= Voir dire =

Legal phrase for a variety of procedures connected with jury trials

Voir dire (/ˈvwɑːr dɪər/; from an Anglo-Norman term in common law meaning 'to speak the truth') is a legal term for procedures during a trial that help a judge decide certain issues:
- Prospective jurors are questioned to decide whether they can be fair and impartial.
- Witnesses are questioned to decide their competence to testify.
- Witnesses are questioned to decide the admissibility of evidence.

== Etymology ==
From Old French voir 'true' (from Latin verus 'true', from PIE root were-o- 'true, trustworthy') and from Old French dire 'to say' (from Latin dicere 'speak, tell, say', from PIE root deik- 'to show', also 'pronounce solemnly').

It originally referred to an oath taken by jurors to tell the truth (verum dicere). It comes from the Anglo-Norman language.

==Historic use==
In earlier centuries, a challenge to a particular juror would be tried by other members of the jury panel, and the challenged juror would take an oath of voir dire, meaning to tell the truth. This procedure fell into disuse when the function of trying challenges to jurors was transferred to the judge.

== Commonwealth countries, Ireland and Hong Kong ==

In England and Wales, Cyprus, Hong Kong, Ireland, Australia, New Zealand, Papua New Guinea and Canada, it refers to a "trial within a trial". It is a hearing to determine the admissibility of evidence, or the competency of a witness or juror. As the subject matter of the voir dire often relates to evidence, competence or other matters that may lead to bias on behalf of the jury, the jury may be removed from the court for the voir dire.

Under Scots law, jury selection is random, and there are a few well-defined exclusions in criminal trials.

In Canada, the case of Erven v.

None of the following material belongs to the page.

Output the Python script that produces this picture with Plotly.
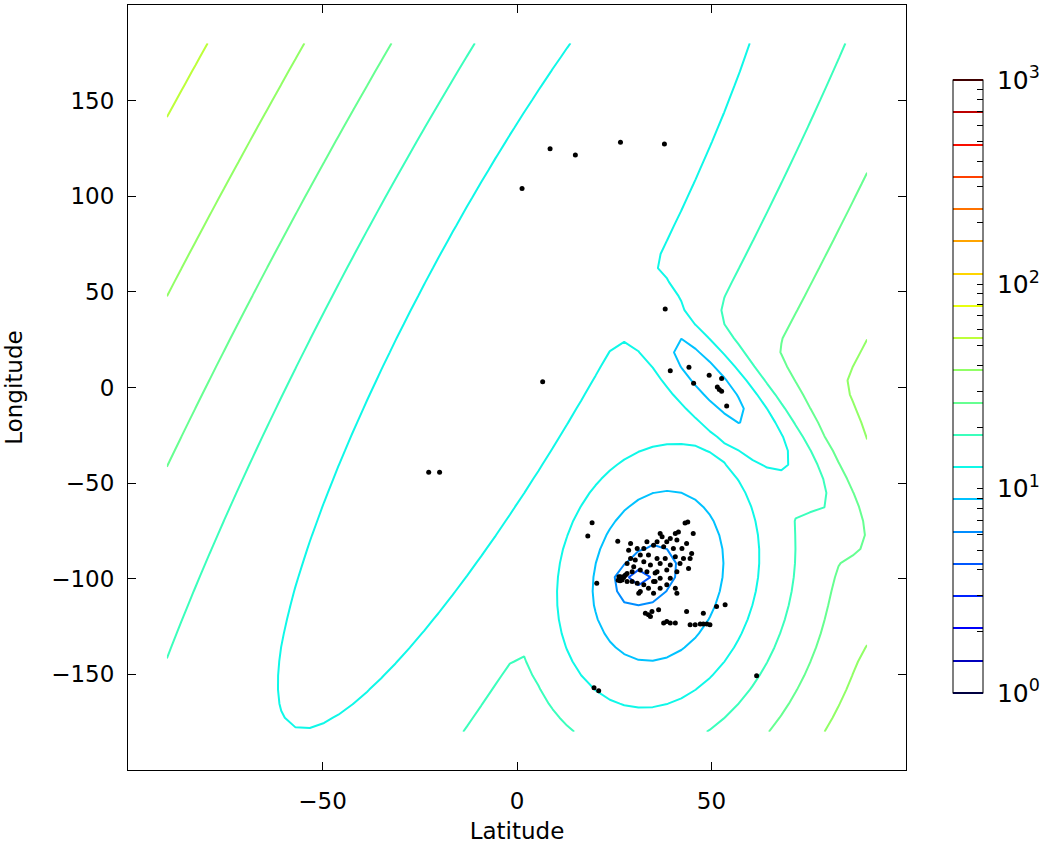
import numpy as np
import plotly.graph_objects as go

# ---- Gaussian-mixture model parameters (lat, lon) ----
comp_weights = [0.305, 1.9, 1.4, 0.35, 0.13, 0.0049, 0.00315]
comp_mean_lat = [3.0, 36.3, 32.0, 30.8, 49.4, 42.5, 35.0]
comp_mean_lon = [48.0, -98.5, -99.0, -99.2, 3.6, 10.0, 40.0]
comp_var_lat = [803.0, 50.8, 9.6, 5.0, 43.0, 61.0, 16.0]
comp_var_lon = [9884.0, 357.0, 43.6, 3.0, 221.0, 400.0, 81.0]
comp_cov = [2530.0, 20.0, 8.2, 0.0, -86.6, -120.0, 0.0]

grid_lat = np.linspace(-90, 90, 50)
grid_lon = np.linspace(-180, 180, 50)

# ---- observed points ----
points_lat = [
    8.5, 15.0, 26.6, 37.9, 1.3, 38.1, 6.6, -22.7, -19.9,
    39.4, 44.2, 49.4, 45.4, 52.6, 51.5, 52.0, 52.6, 53.9,
    19.8, 21.0, 61.6,
    43.2, 43.9, 41.5, 40.7, 41.1, 39.4, 36.8, 37.3, 38.5, 36.0, 45.3, 43.6, 42.4, 44.9,
    40.2, 37.7, 35.1, 33.4, 32.6, 30.9, 29.2, 28.7, 31.7, 33.8, 36.0, 38.1, 40.7, 42.8,
    44.5, 34.3, 36.8, 39.4, 41.9, 44.1, 32.6, 30.4, 29.2, 28.3, 30.0, 31.7, 33.4, 36.0,
    38.5, 41.1, 35.5, 35.1, 36.8, 39.4, 27.9, 26.6, 27.0, 28.3, 29.6, 30.9,
    32.6, 33.8, 31.7, 35.1, 36.8, 38.5, 40.7, 41.1, 31.3,
    27.4, 29.6, 28.3, 35.5, 26.5,
    26.2, 26.8, 27.6, 26.0,
    33.0, 33.8, 34.7, 36.4, 34.3, 38.5, 39.4, 40.7, 37.7, 43.6, 47.9, 51.3, 53.5, 44.5,
    45.8, 47.1, 47.9, 48.8, 49.6,
    19.3, 18.2, 20.5, 25.9,
]
points_lon = [
    124.9, 121.6, 128.2, 127.3, 104.1, 41.0, 3.0, -44.3, -44.3,
    8.8, 10.6, 6.4, 2.2, 4.7, 0.2, -1.0, -1.9, -9.7,
    -157.0, -158.6, -150.7,
    -70.8, -70.3, -75.5, -76.4, -79.8, -79.0, -76.4, -78.1, -80.7, -80.7, -76.4, -81.6, -84.2, -86.8,
    -84.2, -83.3, -82.5, -80.7, -84.2, -84.2, -81.6, -85.1, -87.6, -87.6, -89.4, -89.4, -88.5, -89.4,
    -89.4, -92.8, -92.0, -92.8, -92.0, -94.6, -91.1, -90.2, -89.4, -92.0, -93.7, -95.4, -96.3, -96.3,
    -95.4, -96.3, -101.5, -101.5, -99.8, -99.8, -98.0, -98.9, -100.6, -101.5, -101.5, -102.4,
    -103.2, -105.0, -106.7, -107.6, -105.0, -103.2, -105.0, -107.6, -107.6,
    -99.4, -96.3, -97.2, -97.0, -101.0,
    -99.0, -100.2, -98.6, -100.8,
    -118.0, -118.8, -117.1, -116.2, -119.7, -122.3, -123.2, -123.2, -123.2, -117.1, -118.0, -114.5, -113.6, -124.0,
    -124.0, -123.7, -123.7, -123.7, -124.0,
    -70.7, -77.6, -102.4, -80.4,
]

# colour-bar ticks (log10 of the values)
cbar_major = [0, 1, 2, 3]
cbar_major_text = ["\u00a010<sup>0</sup>", "\u00a010<sup>1</sup>", "\u00a010<sup>2</sup>", "\u00a010<sup>3</sup>"]
n_levels = 20

# ---- negative log-likelihood on the grid ----
LAT, LON = np.meshgrid(grid_lat, grid_lon)
dens = np.zeros_like(LAT)
for w, ml, mo, vl, vo, c in zip(comp_weights, comp_mean_lat, comp_mean_lon,
                                comp_var_lat, comp_var_lon, comp_cov):
    det = vl * vo - c * c
    dl = LAT - ml
    do = LON - mo
    q = (vo * dl * dl - 2 * c * dl * do + vl * do * do) / det
    dens += w * np.exp(-0.5 * q) / (2 * np.pi * np.sqrt(det))
Z = -np.log(dens)
logZ = np.log10(Z)

# matplotlib "jet"
def jet(t):
    def seg(pts):
        return float(np.interp(t, [p[0] for p in pts], [p[1] for p in pts]))
    r = seg([(0, 0), (0.35, 0), (0.66, 1), (0.89, 1), (1, 0.5)])
    g = seg([(0, 0), (0.125, 0), (0.375, 1), (0.64, 1), (0.91, 0), (1, 0)])
    b = seg([(0, 0.5), (0.11, 1), (0.34, 1), (0.65, 0), (1, 0)])
    return "rgb(%d,%d,%d)" % (round(r * 255), round(g * 255), round(b * 255))

stops = sorted(set([0, 0.11, 0.125, 0.34, 0.35, 0.375, 0.64, 0.65, 0.66, 0.89, 0.91, 1]))
jet_scale = [[s, jet(s)] for s in stops]

minor = [k + np.log10(m) for k in range(3) for m in range(2, 10)]
tickvals = cbar_major + minor
ticktext = cbar_major_text + [""] * len(minor)

font_family = "DejaVu Sans"

fig = go.Figure()
fig.add_trace(go.Contour(
    x=grid_lat, y=grid_lon, z=logZ,
    autocontour=False,
    contours=dict(start=0, end=3, size=3 / (n_levels - 1), coloring="lines"),
    line=dict(width=2, smoothing=0),
    colorscale=jet_scale, zmin=0, zmax=3, zauto=False,
    colorbar=dict(
        tickvals=tickvals, ticktext=ticktext,
        ticks="inside", ticklen=6, tickcolor="black", tickwidth=1,
        outlinewidth=1, outlinecolor="black",
        thickness=30, thicknessmode="pixels",
        len=613, lenmode="pixels",
        x=(953 - 128) / 778, xanchor="left", xpad=0,
        y=(770 - 80) / 765, yanchor="top", ypad=0,
        tickfont=dict(family=font_family, size=25, color="black"),
    ),
    hoverinfo="skip",
))
fig.add_trace(go.Scatter(
    x=points_lat, y=points_lon, mode="markers",
    marker=dict(color="black", size=5),
    showlegend=False, hoverinfo="skip",
))

axis_common = dict(
    ticks="inside", ticklen=8, tickcolor="black", mirror="ticks",
    showline=True, linecolor="black", linewidth=1,
    showgrid=False, zeroline=False,
    tickfont=dict(family=font_family, size=23, color="black"),
)
fig.update_layout(
    width=1044, height=849,
    margin=dict(l=128, r=138, t=5, b=79, autoexpand=False),
    paper_bgcolor="white", plot_bgcolor="white",
    showlegend=False,
    xaxis=dict(range=[-100, 100], tickvals=[-50, 0, 50], ticklabelstandoff=10,
               title=dict(text="Latitude", font=dict(family=font_family, size=23, color="black"), standoff=10),
               **axis_common),
    yaxis=dict(range=[-200, 200], tickvals=[-150, -100, -50, 0, 50, 100, 150], ticklabelstandoff=8,
               title=dict(text="Longitude", font=dict(family=font_family, size=23, color="black"), standoff=22),
               **axis_common),
)
fig.write_html("out.html", config={"displayModeBar": False},
               post_script="document.body.style.margin='0px';")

The Queen holds that testimony on a voir dire cannot influence the trial itself. This remains true even if the judge ruled against the accused in the voir dire. The judge is assumed to ignore what they heard during voir dire. The jury is never present during a voir dire. However, since the evidence given at a voir dire may be redundant to evidence at trial, with the consent of the parties a procedure called a "blended voir dire" may be used to save time. In this procedure, evidence given in the voir dire, if then found admissible, is transferred into the main trial without having to be repeated.

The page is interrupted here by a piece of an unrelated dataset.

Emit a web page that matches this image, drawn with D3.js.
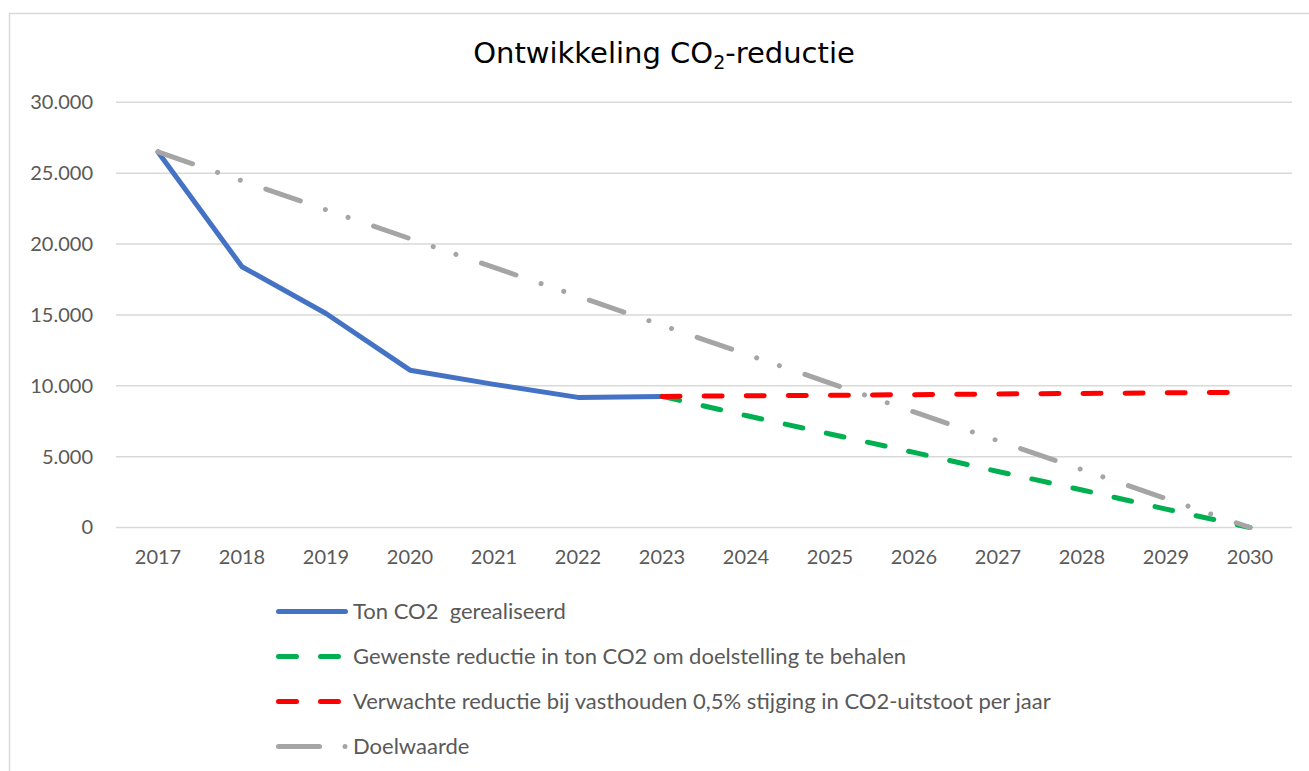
<!DOCTYPE html>
<html>
<head>
<meta charset="utf-8">
<script src="https://cdn.jsdelivr.net/npm/d3@7"></script>
<style>
  body { margin: 0; background: #fff; }
  svg { display: block; }
</style>
</head>
<body>
<svg id="chart"></svg>
<script>
// data
const years = ["2017","2018","2019","2020","2021","2022","2023","2024","2025","2026","2027","2028","2029","2030"];
const gerealiseerd = [26500, 18400, 15100, 11100, 10100, 9180, 9250, null, null, null, null, null, null, null];
const gewenst = [null, null, null, null, null, null, 9250, 7900, 6600, 5300, 3950, 2650, 1300, 0];
const verwacht = [null, null, null, null, null, null, 9250, 9290, 9330, 9370, 9420, 9460, 9500, 9540];
const doelwaarde = [26500, 24460, 22420, 20380, 18350, 16310, 14270, 12230, 10190, 8150, 6120, 4080, 2040, 0];
const yTicks = [0, 5000, 10000, 15000, 20000, 25000, 30000];

const series = [
  {name: "Ton CO2  gerealiseerd", values: gerealiseerd, color: "#4472C4", dash: null, legendDash: null},
  {name: "Gewenste reductie in ton CO2 om doelstelling te behalen", values: gewenst, color: "#00B050", dash: "18 24.1", legendDash: "18 24"},
  {name: "Verwachte reductie bij vasthouden 0,5% stijging in CO2-uitstoot per jaar", values: verwacht, color: "#FF0000", dash: "18 24.1", legendDash: "18 24"},
  {name: "Doelwaarde", values: doelwaarde, color: "#A5A5A5", dash: "36.5 26.5 0.01 24 0.01 27", legendDash: "41 25.5 0.01 100"}
];

const width = 1309, height = 771;
const plot = {left: 116, right: 1292, top: 102.3, bottom: 527.5};
const textColor = "#595959";
const font = "Lato, 'Open Sans', sans-serif";

const nl = d3.formatLocale({decimal: ",", thousands: ".", grouping: [3], currency: ["€", ""]});
const fmt = nl.format(",.0f");

const svg = d3.select("#chart").attr("width", width).attr("height", height);

// chart border
svg.append("rect")
  .attr("x", 9.5).attr("y", 13.5)
  .attr("width", 1310).attr("height", 800)
  .attr("fill", "#fff")
  .attr("stroke", "#d9d9d9")
  .attr("stroke-width", 1.5);

// title
const title = svg.append("text")
  .attr("x", 664).attr("y", 63)
  .attr("text-anchor", "middle")
  .attr("font-family", "'DejaVu Sans', Verdana, sans-serif")
  .attr("font-size", 29)
  .attr("fill", "#000");
title.append("tspan").text("Ontwikkeling CO");
title.append("tspan").attr("font-size", 19).attr("dy", 6).text("2");
title.append("tspan").attr("dy", -6).text("-reductie");

const x = d3.scaleBand().domain(years).range([plot.left, plot.right]).padding(0);
const cx = d => x(d) + x.bandwidth() / 2;
const y = d3.scaleLinear().domain([0, 30000]).range([plot.bottom, plot.top]);

// gridlines
svg.append("g")
  .selectAll("line")
  .data(yTicks)
  .join("line")
    .attr("x1", plot.left).attr("x2", plot.right)
    .attr("y1", d => y(d)).attr("y2", d => y(d))
    .attr("stroke", "#d9d9d9")
    .attr("stroke-width", 1.5);

// y axis labels
const yAxis = svg.append("g")
  .attr("transform", `translate(${plot.left - 4},0)`)
  .call(d3.axisLeft(y).tickValues(yTicks).tickFormat(fmt).tickSize(0).tickPadding(19));
yAxis.select(".domain").remove();
yAxis.selectAll("text")
  .attr("font-family", font).attr("font-size", 20).attr("fill", textColor);

// x axis labels
const xAxis = svg.append("g")
  .attr("transform", `translate(0,${plot.bottom})`)
  .call(d3.axisBottom(x).tickSize(0).tickPadding(22));
xAxis.select(".domain").remove();
xAxis.selectAll("text")
  .attr("font-family", font).attr("font-size", 20).attr("fill", textColor);

// lines
const line = d3.line()
  .defined(d => d.v != null)
  .x(d => cx(d.year))
  .y(d => y(d.v));

svg.append("g")
  .selectAll("path")
  .data(series)
  .join("path")
    .attr("d", s => line(years.map((yr, i) => ({year: yr, v: s.values[i]}))))
    .attr("fill", "none")
    .attr("stroke", s => s.color)
    .attr("stroke-width", 5)
    .attr("stroke-linecap", "round")
    .attr("stroke-linejoin", "round")
    .attr("stroke-dasharray", s => s.dash);

// legend
const legend = svg.append("g")
  .selectAll("g")
  .data(series)
  .join("g")
    .attr("transform", (d, i) => `translate(0,${611.5 + i * 45})`);
legend.append("line")
  .attr("x1", 278.5).attr("x2", 345.5)
  .attr("y1", 0).attr("y2", 0)
  .attr("stroke", d => d.color)
  .attr("stroke-width", 5)
  .attr("stroke-linecap", "round")
  .attr("stroke-dasharray", d => d.legendDash);
legend.append("text")
  .attr("x", 353).attr("y", 7.5)
  .attr("font-family", font).attr("font-size", 22)
  .attr("fill", textColor)
  .attr("xml:space", "preserve")
  .style("white-space", "pre")
  .text(d => d.name);
</script>
</body>
</html>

In Australia, the rule about voir dire is in section 189 of the Evidence Act 1995 (Cth): "On a voir dire parties can call witnesses, cross-examine opponent's witnesses and make submissions- as they might in the trial proper." The term has thus been broadened in Australian jurisdictions to include any hearing during a trial where the jury is removed. The High Court of Australia has noted that the voir dire is an appropriate forum for the trial judge to reprimand counsel or for counsel to make submissions as to the running of the court to the trial judge.

== United States ==

U.S. v. Mohammed Hashim – defense voir dire of military judge

In the United States, voir dire is the process by which prospective jurors are questioned about their backgrounds and potential biases before being chosen to sit on a jury. It also refers to the process by which expert witnesses are questioned about their backgrounds and qualifications before being allowed to present their opinion testimony in court. As noted above, in the United States (especially in practice under the Federal Rules of Evidence) voir dire can also refer to examination of the background of a witness to assess their qualification or fitness to give testimony on a given subject. Voir dire is often taught to law students in trial advocacy courses.

Colloquially, among attorneys and their staff, the term is used to describe the process of selecting a jury in some jurisdictions. Jury selection differs based on the court and locality where a trial occurs. The process of jury selection and managing voir dire is a key area of study for criminal trial attorneys. The Center for Jury Studies, a project of the National Center for State Courts, has studied voir dire, as has The American Bar Association, and summaries of research conducted on voir dire are freely available in the OnlineJury Research Update (OJRU).